The performance management myth

There are some things in life that seem logical, but are just wrong. I remember early in my study of Sociology one lecturer defining this as the Common Sense trap – that there was no such thing as common sense, and that often what appeared to make perfect sense actually didn’t. I guess that in the last few years people like Steven Levitt and Stephen Dubner of Freakonomics fame have made a career out of demonstrating that trap.

One of the things that falls into this category is the practice of performance management. It seems to make such great sense: set clear, SMART objectives to an individual; monitor their performance based on those objectives; reward them based on the attainment of those objectives; repeat to greater and greater business performance.

But does it actually work? Well, a search for ROI (or Business Benefits) of performance management on the Internet seems to draw little conclusive evidence (and certainly not a wealth of clear evidence). As a social system, however, it is nigh on impossible to double-blind test the hypothesis of performance management in the real world.

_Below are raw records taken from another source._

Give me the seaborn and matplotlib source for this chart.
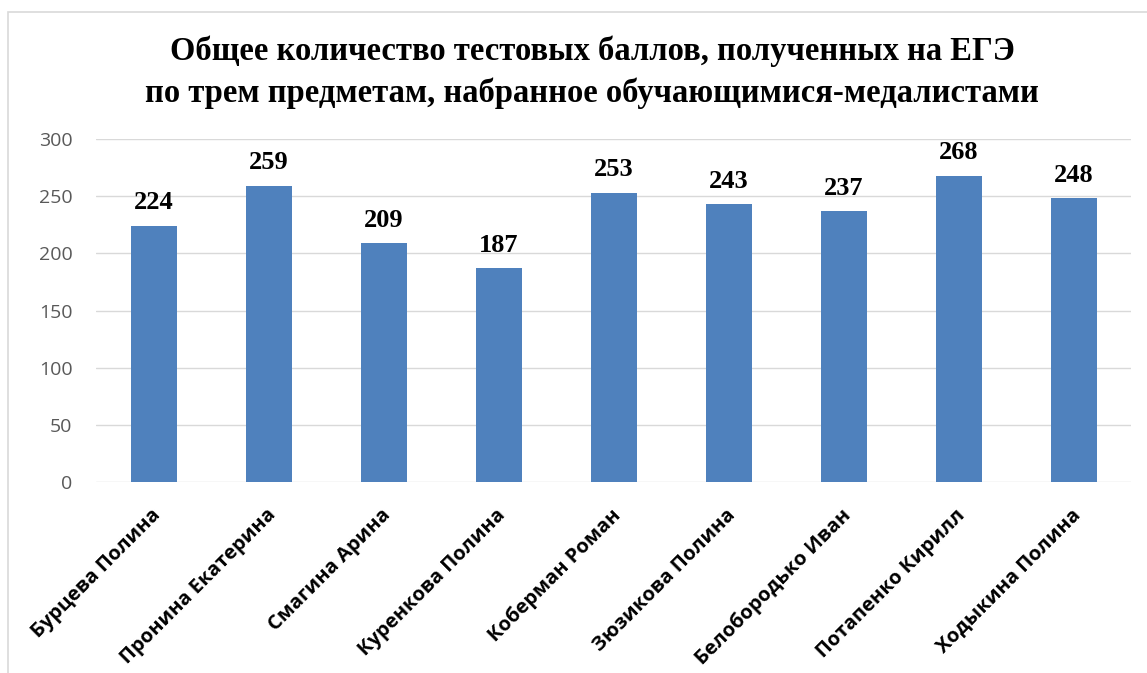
import matplotlib
matplotlib.use("Agg")
import matplotlib.pyplot as plt
import matplotlib.transforms as mtransforms
import seaborn as sns
import pandas as pd
from matplotlib.patches import Rectangle

names = ["Бурцева Полина", "Пронина Екатерина", "Смагина Арина", "Куренкова Полина",
         "Коберман Роман", "Зюзикова Полина", "Белобородько Иван", "Потапенко Кирилл",
         "Ходыкина Полина"]
scores = [224, 259, 209, 187, 253, 243, 237, 268, 248]
yticks = [0, 50, 100, 150, 200, 250, 300]
title = "Общее количество тестовых баллов, полученных на ЕГЭ\nпо трем предметам, набранное обучающимися-медалистами"

sns.set_theme(style="white")
plt.rcParams['font.family'] = ['Open Sans', 'DejaVu Sans']

df = pd.DataFrame({"name": names, "score": scores})

fig = plt.figure(figsize=(11.47, 6.73), dpi=100)
ax = fig.add_axes([96/1147, 1 - 482/673, (1131-96)/1147, 343/673])

sns.barplot(data=df, x="name", y="score", color="#4F81BD", saturation=1,
            width=0.4, ax=ax, zorder=3)
for p in ax.patches:
    p.set_edgecolor("none")

ax.set_ylim(0, 300)
ax.set_xlim(-0.5, len(names) - 0.5)
ax.set_yticks(yticks)
ax.set_yticklabels([str(t) for t in yticks], color="#595959", fontsize=14,
                   family=['Open Sans', 'DejaVu Sans'])
ax.tick_params(axis='y', length=0, pad=17)
ax.tick_params(axis='x', length=0, pad=8)
ax.grid(axis='y', color="#D9D9D9", linewidth=1, zorder=0)
for s in ax.spines.values():
    s.set_visible(False)
ax.set_xlabel("")
ax.set_ylabel("")
ax.set_xticks(range(len(names)))
ax.set_xticklabels(names, rotation=45, ha='right', rotation_mode='anchor',
                   fontsize=14.5, fontweight='bold', color="black")
offset = mtransforms.ScaledTranslation(-3/100, -12/100, fig.dpi_scale_trans)
for lbl in ax.get_xticklabels():
    lbl.set_transform(lbl.get_transform() + offset)

for i, v in enumerate(scores):
    ax.text(i, v + 10, str(v), ha='center', va='bottom', fontsize=19,
            fontweight='bold', family='Liberation Serif', color='black')

fig.text(592/1147, 1 - 72/673, title, ha='center', va='center', fontsize=23.5,
         fontweight='bold', family='Liberation Serif', linespacing=1.43,
         color='black')

fig.patches.append(Rectangle((8/1147, -0.1), 1.2, 1 - 12/673 + 0.1,
                             transform=fig.transFigure, fill=False,
                             edgecolor="#D9D9D9", linewidth=1.2))

fig.savefig("out.png", dpi=100)
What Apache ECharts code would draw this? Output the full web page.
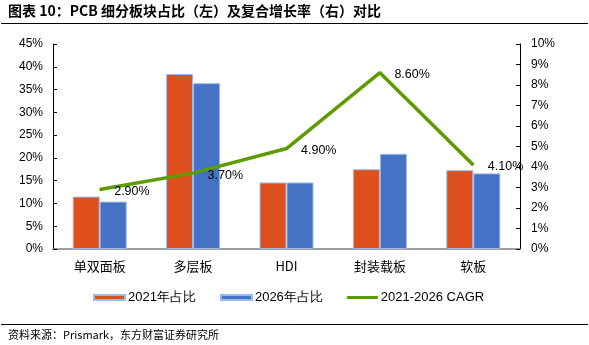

The issues, it appears to me, are two-fold: firstly the challenge of measuring the subjective, and secondly the issue of timeliness.

The truism that if you can’t measure it, you can’t manage it is a terrible old cliche that reduces modern life to a series of often irrelevant numbers. Reductive thinking about how to measure something important leads to people chasing targets rather than objectives and missing the point as a result. Maybe it would be better to refer to these things as “subjectives” rather than “objectives” and be done with it. Physical piecework is about the only thing for which the relative performance of people can by measured objectively (take bricklaying for want of a better example), and the rest all starts to become the realm of the subjective. Do we really want to work in a world where we only do things because we can measure them?

The timing issue, though, is the one that is much more fundamental in this increasingly fast-paced world. I can’t remember a year of my working life where the objectives set out at the beginning of the year were the ones that were important by the end of it. We live in a world where a new product can come to market and completely rejig the competition (or just die again) in a matter of months. So why are most people’s objectives still set in 12-month timespans? Who has such sage-like ability to predict so far into the future?

The solution to all of this? Well, I’m no management guru. But my hunch is that shorter time-framed, project-focused and team-based objectives would make for a more effective organisational delivery than individual objectives set over the course of a whole year. And effective project governance that celebrated rather than castigated the ending of projects that didn’t deliver what was expected would help too.